\section{Bitwise Data Parallel Paradigm and Methods}\label{sec:seqpar}
The introduction of the method of bitwise data parallelism adds a
fundamentally new paradigm for regular expression matching to
complement the traditional approaches using DFAs, NFAs or backtracking.
Whereas the traditional approaches are all sequential in nature,
performing some form of state transition processing on one input
code unit at a time, the bitwise data parallel approach takes a
conceptually parallel view of the input stream. Rather than
parallelizing existing sequential approaches, the method introduces
parallelism from the ground up.
As a new paradigm, there is much research to do in building upon
the basic framework, characterizing performance depending on
input patterns and texts, developing methods for special cases and
so on. Here we make some small contributions to the general
framework and methods before moving on to discuss Unicode issues.
One important aspect of the bitwise data parallel approach
is transposition of input data. In previous work, the Parabix transform
has been reported as imposing an amoritized cost of 1 CPU cycle/input byte,
when working with SSE2 \cite{lin2012parabix}. This is consistent with {\tt icGrep}
results. However, the cost of the cost of this transposition can
be hidden through multithreading and pipeline parallelism, having one
core perform work ahead performing transposition, while another
comes behind to perform matching. We discuss this further in
Section \ref{sec:architecture}.
The treatment of character and character class recognition is
another area of fundamental difference between the traditional
sequential methods and the bitwise approach. It is here that
the clearest separation of the sequential and parallel approaches
occurs. In the sequential approaches, characters are processed
sequentially with table lookups or jump tables used for each
transition. In the bitwise data parallel approach, all calculations
of character class bit streams are done completely in parallel using
bitwise logic.
In the bitwise paradigm, the MatchStar operation elegantly finds
all possible matches for Kleene-* repetitions of characters or
character classes using a single long-stream addition operation.
Interestingly, the MatchStar operation also has application to
parallelized long-stream addition\cite{cameron2014bitwise}, as well as use in Myers
bit-parallel edit distance algorithm\cite{myers1999fast}. In the next section,
we show how MatchStar can be extended for UTF-8 sequences.
We have incorporated an elegant technique for bounded repetitions
in icGrep. This technique allows the matches to $C{m,n}$ for some
character class $C$, lower bound $m$ and upper bound $n$ to be determined
in $\lceil{\log_2 m}\rceil + \lceil{\log_2{n-m}}\rceil$ steps.

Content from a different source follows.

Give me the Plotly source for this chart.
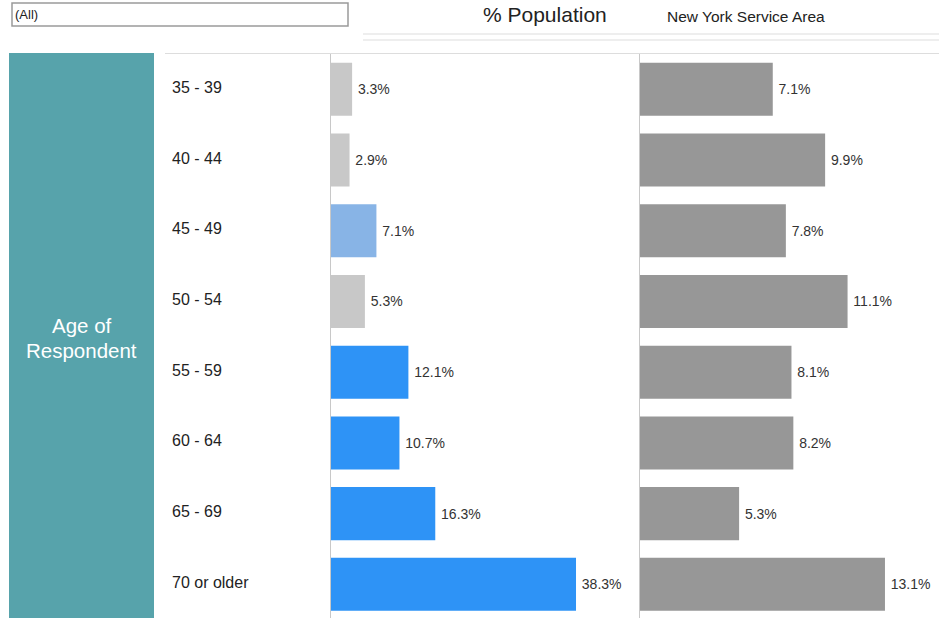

Let $C_k$ be the bit stream identifying positions at which the $k$
prior input bytes are all in $C$. Then the observation that
$C_{2k} = C_k \wedge (C_k \mbox{\tt <<} k)$ enables positions meeting the lower
bound to be determined. An upper bound $k$ similarly involves excluding
those positions not within $k$ of the pending markers
(from the previous match step).
A final general technique worth mentioning is that related to
input skipping. For sequential matching,
the Boyer-Moore method is well known for the
possible skipping through input positions of up to the length of the
search string for fixed-string search. NR-grep \cite{navarro2001nr}
extends this skipping to regular expression search using the BNDM
(backward non-determinstic dawg matching) method. Is there an
input-skipping method for the bitwise parallel paradigm? The answer
is yes: whenever the bit vector of match positions in play for the current
input block reduce to all zero, the remainder of the pattern can be
skipped for processing the block. This method has been implemented in icGrep.